The guaranteed portion of the new deal has already been reported -- $2.5 billion over 25 years. Yesterday, we estimated that Year 1 would see the Phillies land a payment in the neighborhood of $78 million that would increase by two percent each year to offset inflation. However you slice it, it's an average of $100 million per year. Of course, the Phillies will earn more than that $100 million per year average thanks to two other components of the deal. The most valuable of these pieces is the 25 percent equity stake in Comcast SportsNet Philadelphia that the Phillies now hold, which isn't subject to the 34 percent share they must kick into MLB's revenue-sharing pool. The second piece is a cut of the advertising revenue generated during game broadcasts on CSN.
Without a doubt, the Phillies' equity stake is lucrative. But I'm not sure that it does much to increase their ability to dramatically expand payroll. According to estimates provided to the Daily News by the financial information firm SNL Kagan, a 25 percent equity stake in CSN Philly should currently be worth in the neighborhood of $119 million. This estimate is based on SNL Kagan's estimate of CSN Philly's cash flow ($34 million per year) combined with a multiplier of 14. But again, that's equity. An investment, essentially. That's not liquidity.
If CSN Philly achieved average annual growth of 10 percent over the life of the deal, the Phillies' stake would be worth $1.172 billion by the end of Year 25. That's an average of $46.9 million per year. Now, let's assume that CASH FLOW equals NET INCOME or PROFIT (which it doesn't), and also that CSN Philly pays the Phillies a dividend each year that totals 25 percent of NET INCOME (PROFIT). Under those terms, the Phillies would earn about $836 million in total dividends by the end of the deal. That's an average of $33.4 million per year. That would give the Phillies a total annualized return of $80.3 million on their equity in CSN Philly. So to reach Boras' $200 mil/year figure, the team would still need to generate $19.7 million per year from their split in the advertising revenues from game broadcasts. That might sound reasonable until you consider that SNY, which boasts nearly quadruple the cash flow of CSN Philly, generated a total of $40 million in advertising revenue for their entire network in 2011. So for the Phillies to reach the $200 million Boras mark, the set-up with CSN Philly would need to be something like a 50/50 split of all game broadcast advertising revenue, with the total ad revenue from 162 game broadcasts (roughly 1/16th of CSN's annual programing) equal to the total ad revenue generated by a network nearly four times its size.

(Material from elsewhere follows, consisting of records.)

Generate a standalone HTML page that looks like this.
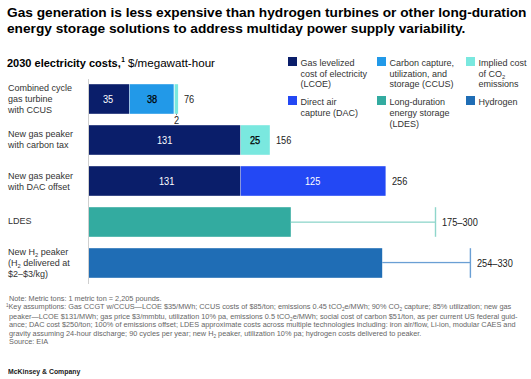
<!DOCTYPE html>
<html><head><meta charset="utf-8">
<style>
*{margin:0;padding:0;box-sizing:border-box}
html,body{width:531px;height:379px;background:#fff;overflow:hidden}
body{position:relative;font-family:"Liberation Sans",sans-serif;color:#222}
.a{position:absolute;white-space:nowrap}
.title{left:7px;top:4.8px;font-weight:bold;font-size:13.7px;line-height:16.4px;color:#000}
.sub{left:7px;top:55.6px;font-size:11px;line-height:13px;color:#000}
.sub i{font-style:normal;font-size:11.6px}
.sub b{font-weight:bold}
.sub sup{font-size:6.5px;font-weight:bold;vertical-align:0;position:relative;top:-4.5px;margin-left:0.5px}
.lab{left:8px;font-size:9px;line-height:10.9px;color:#333}
.leg{font-size:9px;line-height:10.9px;color:#333}
.sq{position:absolute;width:9px;height:9px}
.bar{position:absolute;height:29.5px}
.num{position:absolute;font-size:10px;line-height:10px;color:#222;transform:scaleX(0.92);transform-origin:left top}
.w{color:#fff}
.axis{position:absolute;left:88px;top:79px;width:1px;height:205px;background:#ccc}
.note{left:9px;top:294.8px;font-size:7.33px;line-height:8.5px;color:#666}
.logo{left:7.5px;top:367.2px;font-weight:bold;font-size:8px;line-height:10px;color:#1a1a1a;transform:scaleX(0.86);transform-origin:left top}
sub.s{font-size:0.64em;vertical-align:-0.32em;line-height:0}
</style></head><body>
<div class="a title">Gas generation is less expensive than hydrogen turbines or other long-duration<br>energy storage solutions to address multiday power supply variability.</div>
<div class="a sub"><b>2030 electricity costs,</b><sup>1</sup> <i>$/megawatt-hour</i></div>

<!-- legend -->
<div class="sq" style="left:288px;top:57.4px;background:#0a1e6a"></div>
<div class="a leg" style="left:300.5px;top:57.6px">Gas levelized<br>cost of electricity<br>(LCOE)</div>
<div class="sq" style="left:377px;top:57.4px;background:#2299e8"></div>
<div class="a leg" style="left:389.5px;top:57.6px">Carbon capture,<br>utilization, and<br>storage (CCUS)</div>
<div class="sq" style="left:466px;top:57.4px;background:#7ae8df"></div>
<div class="a leg" style="left:478.5px;top:57.6px">Implied cost<br>of CO<sub class="s">2</sub><br>emissions</div>

<div class="sq" style="left:288px;top:96.4px;background:#2348f4"></div>
<div class="a leg" style="left:300.5px;top:97px">Direct air<br>capture (DAC)</div>
<div class="sq" style="left:377px;top:96.4px;background:#33aba0"></div>
<div class="a leg" style="left:389.5px;top:97px">Long-duration<br>energy storage<br>(LDES)</div>
<div class="sq" style="left:466px;top:96.4px;background:#1f6db5"></div>
<div class="a leg" style="left:478.5px;top:97px">Hydrogen</div>

<!-- labels -->
<div class="a lab" style="top:82.9px">Combined cycle<br>gas turbine<br>with CCUS</div>
<div class="a lab" style="top:129.4px">New gas peaker<br>with carbon tax</div>
<div class="a lab" style="top:170.6px">New gas peaker<br>with DAC offset</div>
<div class="a lab" style="top:216.1px">LDES</div>
<div class="a lab" style="top:246.7px">New H<sub class="s">2</sub> peaker<br>(H<sub class="s">2</sub> delivered at<br>$2–$3/kg)</div>

<svg class="chart" width="531" height="379" viewBox="0 0 531 379" style="position:absolute;left:0;top:0">
<rect x="88" y="79" width="1" height="205" fill="#cfcfcf"/>
<rect x="89" y="84.2" width="40.2" height="29.6" fill="#0a1e6a"/>
<rect x="129.7" y="84.2" width="44" height="29.6" fill="#2299e8"/>
<rect x="174.6" y="84.2" width="3.5" height="29.6" fill="#7ae8df"/>
<rect x="176" y="113.8" width="0.8" height="1.4" fill="#666"/>
<rect x="89" y="125.2" width="151.3" height="29.6" fill="#0a1e6a"/>
<rect x="240.7" y="125.2" width="29.1" height="29.6" fill="#7ae8df"/>
<rect x="89" y="166.2" width="151.3" height="29.6" fill="#0a1e6a"/>
<rect x="240.7" y="166.2" width="144.9" height="29.6" fill="#2348f4"/>
<rect x="89" y="207.2" width="201.8" height="29.6" fill="#33aba0"/>
<rect x="290.8" y="221.5" width="144.7" height="1.3" fill="#8fd6cb"/>
<rect x="434.8" y="207.2" width="1.4" height="29.6" fill="#8fd6cb"/>
<rect x="89" y="248.2" width="293.2" height="29.6" fill="#1f6db5"/>
<rect x="382.2" y="261.9" width="88.2" height="1.3" fill="#6a9fd4"/>
<rect x="469.7" y="248.2" width="1.4" height="29.6" fill="#6a9fd4"/>
</svg>
<div class="num w" style="left:103px;top:94.5px">35</div>
<div class="num" style="left:146.5px;top:94.5px;color:#000;-webkit-text-stroke:0.25px #000">38</div>
<div class="num" style="left:184px;top:94.5px">76</div>
<div class="num" style="left:174px;top:116px">2</div>
<div class="num w" style="left:157px;top:135.7px">131</div>
<div class="num" style="left:249.5px;top:136px;color:#000;-webkit-text-stroke:0.25px #000">25</div>
<div class="num" style="left:276px;top:136px">156</div>
<div class="num w" style="left:159px;top:176.5px">131</div>
<div class="num w" style="left:305px;top:176.5px">125</div>
<div class="num" style="left:392px;top:176.5px">256</div>
<div class="num" style="left:442.4px;top:217.8px">175–300</div>
<div class="num" style="left:477px;top:258.7px">254–330</div>
<!-- notes -->
<div class="a note">Note: Metric tons: 1 metric ton = 2,205 pounds.<br><span style="font-size:4.6px;position:relative;top:-2.3px;margin-left:-3.1px">1</span>Key assumptions: Gas CCGT w/CCUS—LCOE $35/MWh; CCUS costs of $85/ton; emissions 0.45 tCO<sub class="s">2</sub>e/MWh; 90% CO<sub class="s">2</sub> capture; 85% utilization; new gas<br>peaker—LCOE $131/MWh; gas price $3/mmbtu, utilization 10% pa, emissions 0.5 tCO<sub class="s">2</sub>e/MWh; social cost of carbon $51/ton, as per current US federal guid-<br>ance; DAC cost $250/ton; 100% of emissions offset; LDES approximate costs across multiple technologies including: iron air/flow, Li-ion, modular CAES and<br>gravity assuming 24-hour discharge; 90 cycles per year; new H<sub class="s">2</sub> peaker, utilization 10% pa; hydrogen costs delivered to peaker.<br>Source: EIA</div>

<div class="a logo">McKinsey &amp; Company</div>
</body></html>
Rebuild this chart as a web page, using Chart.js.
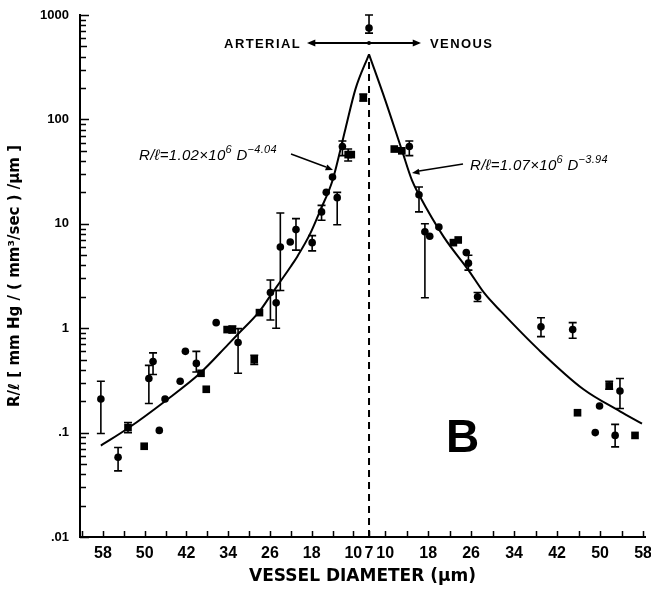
<!DOCTYPE html>
<html><head><meta charset="utf-8">
<script src="https://cdn.jsdelivr.net/npm/chart.js@4.4.1/dist/chart.umd.min.js"></script>
<style>html,body{margin:0;padding:0;background:#fff;}canvas{display:block;}</style>
</head><body>
<canvas id="c" width="651" height="592"></canvas>
<script>
// ---- tick labels ----
const xTickLabels = [58, 50, 42, 34, 26, 18, 10, 7, 10, 18, 26, 34, 42, 50, 58];
const yTickValues = [0.01, 0.1, 1, 10, 100, 1000];
const yTickLabels = ['.01', '.1', '1', '10', '100', '1000'];

// ---- arterial (left half) measurements: diameter (um), R/l, error low, error high ----
const artDotD  = [58.4, 55.1, 49.2, 48.4, 47.2, 46.1, 43.2, 42.2, 40.1, 36.3, 32.1, 25.9, 24.8, 24.0, 22.1, 21.0, 17.9, 16.1, 15.2, 14.0, 13.1, 12.1, 7.0];
const artDotR  = [0.21, 0.058, 0.33, 0.48, 0.105, 0.21, 0.31, 0.60, 0.46, 1.13, 0.73, 2.2, 1.75, 6.0, 6.7, 8.8, 6.6, 13, 20, 28, 17.8, 55, 750];
const artDotLo = [0.098, 0.043, 0.19, 0.36, null, null, null, null, 0.38, null, 0.37, 1.2, 1.0, 2.3, null, 5.6, 5.5, 10.8, null, null, 9.8, 45, 670];
const artDotHi = [0.31, 0.072, 0.44, 0.58, null, null, null, null, 0.60, null, 0.99, 2.9, 2.3, 12.7, null, 11.2, 7.7, 15, null, null, 20, 62, 1000];

const artSqD  = [53.2, 50.1, 39.2, 38.2, 34.2, 33.2, 29.0, 28.0, 11.0, 10.4, 8.1];
const artSqR  = [0.112, 0.074, 0.37, 0.26, 0.97, 0.97, 0.50, 1.41, 46, 46, 161];
const artSqLo = [0.10, null, null, null, null, 0.9, 0.45, null, 40, null, 150];
const artSqHi = [0.125, null, null, null, null, 1.05, 0.55, null, 52, null, 175];

// ---- venous (right half) measurements ----
const venDotD  = [14.5, 16.3, 17.4, 18.3, 20.0, 25.1, 25.5, 27.2, 39.0, 44.9, 49.1, 49.9, 53.7, 52.8];
const venDotR  = [55, 19, 8.4, 7.6, 9.3, 5.3, 4.2, 2.0, 1.03, 0.97, 0.10, 0.18, 0.25, 0.094];
const venDotLo = [45, 13, 1.96, null, null, null, 3.6, 1.8, 0.83, 0.8, null, null, 0.17, 0.073];
const venDotHi = [62, 22.5, 10, null, null, null, 5.0, 2.2, 1.26, 1.13, null, null, 0.33, 0.12];

const venSqD  = [11.7, 13.1, 22.7, 23.6, 45.8, 51.7, 56.5];
const venSqR  = [52, 50, 6.6, 7.0, 0.155, 0.28, 0.094];
const venSqLo = [null, null, null, null, null, 0.26, null];
const venSqHi = [null, null, null, null, null, 0.31, null];

// ---- fitted curves ----
const artCurveD = [7, 9.6, 11.5, 14, 16.3, 18.3, 20.7, 22, 24, 25.9, 28, 32.1, 34, 39.4, 46.1, 53.2, 58.4];
const artCurveR = [420, 195, 82, 26, 13.6, 8.0, 4.9, 3.9, 2.8, 2.05, 1.45, 0.88, 0.70, 0.37, 0.20, 0.11, 0.075];
const venCurveD = [7, 10, 13.1, 15, 16.3, 20.9, 25.5, 28.5, 31.6, 38.6, 46.9, 53.7, 57.8];
const venCurveR = [420, 154, 51, 26, 19, 7.5, 3.6, 2.15, 1.44, 0.62, 0.26, 0.16, 0.122];

const dividerR = [0.01, 420];

// ---- axis mapping: arterial to the left of D=7, venous to the right ----
const RIGHT_STRETCH = 1.03;
const artPos = d => -(d - 7);
const venPos = d => (d - 7) * RIGHT_STRETCH;
const xTickPos = xTickLabels.map((d, i) => i < 7 ? artPos(d) : (i === 7 ? 0 : venPos(d)));

const pts = (D, R, f) => D.map((d, i) => ({x: f(d), y: R[i]}));
const FAM = '"Liberation Sans", Arial, sans-serif';

const errorBars = {
  id: 'errorBars',
  beforeDatasetsDraw(chart) {
    const {ctx, scales: {x, y}} = chart;
    ctx.save();
    ctx.strokeStyle = '#000';
    ctx.lineWidth = 1.6;
    chart.data.datasets.forEach(ds => {
      if (!ds.errLo) return;
      ds.data.forEach((p, i) => {
        const lo = ds.errLo[i], hi = ds.errHi[i];
        if (lo == null || hi == null) return;
        const px = x.getPixelForValue(p.x);
        const y1 = y.getPixelForValue(lo), y2 = y.getPixelForValue(hi);
        ctx.beginPath();
        ctx.moveTo(px, y1); ctx.lineTo(px, y2);
        ctx.moveTo(px - 4, y1); ctx.lineTo(px + 4, y1);
        ctx.moveTo(px - 4, y2); ctx.lineTo(px + 4, y2);
        ctx.stroke();
      });
    });
    ctx.restore();
  }
};

const inwardTicks = {
  id: 'inwardTicks',
  afterDraw(chart) {
    const {ctx, scales: {x, y}, chartArea: a} = chart;
    ctx.save();
    ctx.strokeStyle = '#000';
    ctx.lineWidth = 1.5;
    ctx.beginPath();
    for (let e = -2; e <= 3; e++) {
      for (let m = 1; m <= 9; m++) {
        const v = m * Math.pow(10, e);
        if (v > 1000.0001) break;
        const py = Math.round(y.getPixelForValue(v)) + 0.5;
        const len = m === 1 ? 9 : (m === 5 ? 7 : 6);
        ctx.moveTo(a.left, py); ctx.lineTo(a.left + len, py);
      }
    }
    const xs = [0];
    for (let d = 10; d <= 62; d += 4) xs.push(artPos(d));
    for (let d = 10; d <= 58; d += 4) xs.push(venPos(d));
    xs.forEach(v => {
      const px = Math.round(x.getPixelForValue(v)) + 0.5;
      if (px < a.left + 2 || px > a.right + 1) return;
      ctx.moveTo(px, a.bottom); ctx.lineTo(px, a.bottom - 6);
    });
    ctx.stroke();
    ctx.restore();
  }
};

function arrowHead(ctx, x0, y0, x1, y1, size) {
  const ang = Math.atan2(y1 - y0, x1 - x0);
  ctx.beginPath();
  ctx.moveTo(x1, y1);
  ctx.lineTo(x1 - size * Math.cos(ang - 0.4), y1 - size * Math.sin(ang - 0.4));
  ctx.lineTo(x1 - size * Math.cos(ang + 0.4), y1 - size * Math.sin(ang + 0.4));
  ctx.closePath();
  ctx.fill();
}

function supText(ctx, parts, x, yb, size) {
  let cx = x;
  parts.forEach(([t, sup]) => {
    ctx.font = 'italic ' + (sup ? Math.round(size * 0.7) : size) + 'px ' + FAM;
    ctx.fillText(t, cx, sup ? yb - size * 0.45 : yb);
    cx += ctx.measureText(t).width;
  });
}

const annotations = {
  id: 'annotations',
  afterDraw(chart) {
    const {ctx, scales: {x}} = chart;
    const cx = x.getPixelForValue(0);
    ctx.save();
    ctx.fillStyle = '#000';
    ctx.strokeStyle = '#000';
    // ARTERIAL <- -> VENOUS
    ctx.font = 'bold 13px ' + FAM;
    ctx.letterSpacing = '1.4px';
    ctx.textBaseline = 'middle';
    ctx.textAlign = 'right';
    ctx.fillText('ARTERIAL', cx - 68, 44);
    ctx.textAlign = 'left';
    ctx.fillText('VENOUS', cx + 61, 44);
    ctx.letterSpacing = '0px';
    ctx.lineWidth = 2;
    ctx.beginPath();
    ctx.moveTo(cx - 60, 43); ctx.lineTo(cx + 50, 43);
    ctx.stroke();
    arrowHead(ctx, cx, 43, cx - 62, 43, 9);
    arrowHead(ctx, cx, 43, cx + 52, 43, 9);
    ctx.beginPath(); ctx.arc(cx, 43, 2, 0, Math.PI * 2); ctx.fill();

    // fit equations
    ctx.textAlign = 'left';
    ctx.textBaseline = 'alphabetic';
    ctx.letterSpacing = '0.3px';
    supText(ctx, [['R/ℓ=1.02×10', false], ['6', true], [' D', false], ['−4.04', true]], 139, 160, 15);
    supText(ctx, [['R/ℓ=1.07×10', false], ['6', true], [' D', false], ['−3.94', true]], 470, 170, 15);
    ctx.letterSpacing = '0px';
    ctx.lineWidth = 1.5;
    ctx.beginPath(); ctx.moveTo(291, 154); ctx.lineTo(326, 167); ctx.stroke();
    arrowHead(ctx, 291, 154, 333, 170, 8);
    ctx.beginPath(); ctx.moveTo(463, 164); ctx.lineTo(419, 171); ctx.stroke();
    arrowHead(ctx, 463, 164, 412, 173, 8);

    // panel letter
    ctx.font = 'bold 46px "Liberation Sans Narrow", ' + FAM;
    ctx.fillText('B', 446, 452);
    ctx.restore();
  }
};

const dotStyle = {pointStyle: 'circle', pointRadius: 3.8, backgroundColor: '#000', borderColor: '#000', borderWidth: 0, showLine: false};
const sqStyle = {pointStyle: 'rect', pointRadius: 5.4, backgroundColor: '#000', borderColor: '#000', borderWidth: 0, showLine: false};
const curveStyle = {showLine: true, pointRadius: 0, borderColor: '#000', borderWidth: 2, cubicInterpolationMode: 'monotone', fill: false};

new Chart(document.getElementById('c'), {
  type: 'scatter',
  data: {
    datasets: [
      {label: 'arterial fit', data: pts(artCurveD, artCurveR, artPos).reverse(), ...curveStyle},
      {label: 'venous fit', data: pts(venCurveD, venCurveR, venPos), ...curveStyle},
      {label: 'divider', data: dividerR.map(r => ({x: 0, y: r})), showLine: true, pointRadius: 0, borderColor: '#000', borderWidth: 2, borderDash: [7, 5]},
      {label: 'arterial', data: pts(artDotD, artDotR, artPos), errLo: artDotLo, errHi: artDotHi, ...dotStyle},
      {label: 'arterial (sq)', data: pts(artSqD, artSqR, artPos), errLo: artSqLo, errHi: artSqHi, ...sqStyle},
      {label: 'venous', data: pts(venDotD, venDotR, venPos), errLo: venDotLo, errHi: venDotHi, ...dotStyle},
      {label: 'venous (sq)', data: pts(venSqD, venSqR, venPos), errLo: venSqLo, errHi: venSqHi, ...sqStyle}
    ]
  },
  options: {
    responsive: false,
    animation: false,
    layout: {padding: {left: 4, right: 6, top: 15, bottom: 3}},
    plugins: {legend: {display: false}, tooltip: {enabled: false}},
    scales: {
      x: {
        type: 'linear', min: -55.4, max: 52.9,
        grid: {display: false, drawTicks: false},
        border: {display: true, color: '#000', width: 2},
        afterBuildTicks: s => { s.ticks = xTickPos.map(v => ({value: v})); },
        ticks: {autoSkip: false, maxRotation: 0, padding: 7, color: '#000',
          font: {family: FAM, size: 16, weight: 'bold'},
          callback: (v, i) => String(xTickLabels[i])},
        title: {display: true, text: 'VESSEL DIAMETER (μm)', color: '#000',
          font: {family: '"DejaVu Sans", sans-serif', size: 17, weight: 'bold'}, padding: {top: 2, bottom: 2}},
        afterFit: s => { s.height = 52; s.paddingLeft = 0; s.paddingRight = 0; }
      },
      y: {
        type: 'logarithmic', min: 0.01, max: 1000,
        grid: {display: false, drawTicks: false},
        border: {display: true, color: '#000', width: 2},
        afterBuildTicks: s => { s.ticks = yTickValues.map(v => ({value: v})); },
        ticks: {autoSkip: false, padding: 11, color: '#000',
          font: {family: FAM, size: 13, weight: 'bold'},
          callback: (v, i) => yTickLabels[i]},
        title: {display: true, text: 'R/ℓ [ mm Hg / ( mm³/sec ) /μm ]', color: '#000',
          font: {family: '"DejaVu Sans", sans-serif', size: 15, weight: 'bold'}, padding: {top: 2, bottom: 2}},
        afterFit: s => { s.width = 76; s.paddingTop = 0; s.paddingBottom = 0; }
      }
    }
  },
  plugins: [errorBars, inwardTicks, annotations]
});
</script>
</body></html>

Regardless, the only thing that matters to most fans is the TV Deal's impact on the Phillies payroll. And our point all along is that the impact is not nearly as big as proclamations of $200 MILLION PER YEAR!!!! would indicate.
For instance, let's say CSN Philly's CASH FLOW is $40 million in Year 1 of the deal, and all of that CASH is PROFIT, and all of that PROFIT is distributed in a DIVIDEND. The result would be an extra $10 million added to the Phillies' coffers. If the rights payment that year is $78 million, then $26.5 million of it belongs to the revenue sharing fund, leaving the Phillies with a total of $61.5 million from the TV deal at their disposal ($51.5 million from the TV deal, $10 million from the dividend) plus whatever advertising revenue they receive. That's compared with $23 million plus ad revenue under the old deal. So granting all of our assumptions, most of them extremely liberal, the Phillies are still only +38.5 million in Year 1 over where they were the year before. That's still significant. Right now, though, it looks like it's big impact will be enabling the Phillies to maintain their current payroll level despite attendance that has dropped by roughly half a million over the last two seasons.